Die Vorsitzende der Untersuchungskommission, Ingeborg Zerbes, Strafrechtsexpertin an der Universität Wien, sei mit der Fertigstellung des Endberichts beschäftigt, war diese Woche zu erfahren. Die grüne Klubobfrau Sigrid Maurer hat die Vorlage des Endberichts zuletzt für die kommende Woche in Aussicht gestellt. Ins Visier der Untersuchungskommission wurden im Zwischenbericht vor allem das Bundesamt für Verfassungsschutz und Terrorismusbekämpfung, kurz BVT, sowie das Wiener Landesamt der Verfassungsschützer genommen. Trotz Hinweisen auf neue Aktivitäten des vorzeitig aus der Haft entlassenen islamistischen Attentäters durch ausländische Nachrichtendienste, wurden im Sommer 2020 zunächst kaum Konsequenzen gezogen. Diese Fehler wurden von der Prüfkommission aufgelistet, wenngleich man keinen kausalen Punkt sah, mit dem der Terroranschlag verhindert hätte werden können.
Türkis-grüne Verstimmung
Der Interims-Justizminister versichert in der Antwort auf die parlamentarische Anfrage, dass sein Ressort der Untersuchungskommission "vollumfänglich" Akteneinsicht in der Causa gewährt habe. Die Auswahl der fünf Kommissionsmitglieder sei eine gemeinsame Entscheidung von Innen- und Justizministerium gewesen, wird außerdem betont.
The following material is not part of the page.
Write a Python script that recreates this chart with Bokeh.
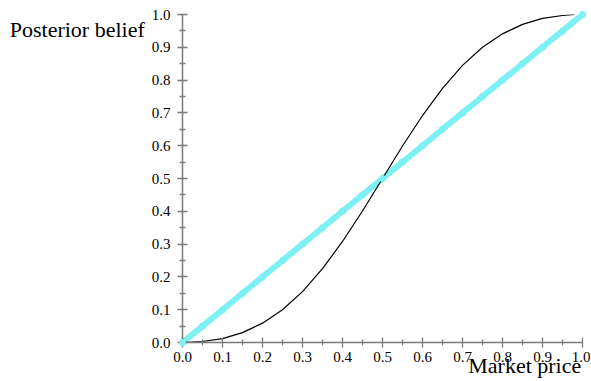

Innenminister Nehammer wird bei der Sondersitzung am heutigen Nachmittag nicht nur von der FPÖ mit Klubobmann Herbert Kickl wegen der nicht zugelassenen Demonstrationen gegen Corona-Maßnahmen der Bundesregierung ins Kreuzfeuer genommen. Auch die Grünen sind als Koalitionspartner ungehalten wegen den Schülerabschiebungen. Noch am Mittwochabend gab es laut "ZiB 2" eine Online-Krisensitzung der Grünen, auch um die Vorgangsweise bei der Sondersitzung zu besprechen. Der Koalition steht eine heftige Auseinandersetzung bevor. SPÖ und Neos wollen den Keil in der türkis-grünen Koalition noch tiefer hineintreiben. Deswegen ist ein Antrag vorgesehen, um die Flüchtlings- und Schülerabschiebungen rückgängig zu machen, wie das die Grünen im Gegensatz zum Koalitionspartner ÖVP ebenfalls gefordert haben. Im Mittelpunkt der regierungsinternen Konflikte steht Nehammer, der zuletzt von der grünen Klubchefin Maurer scharf angegriffen worden ist.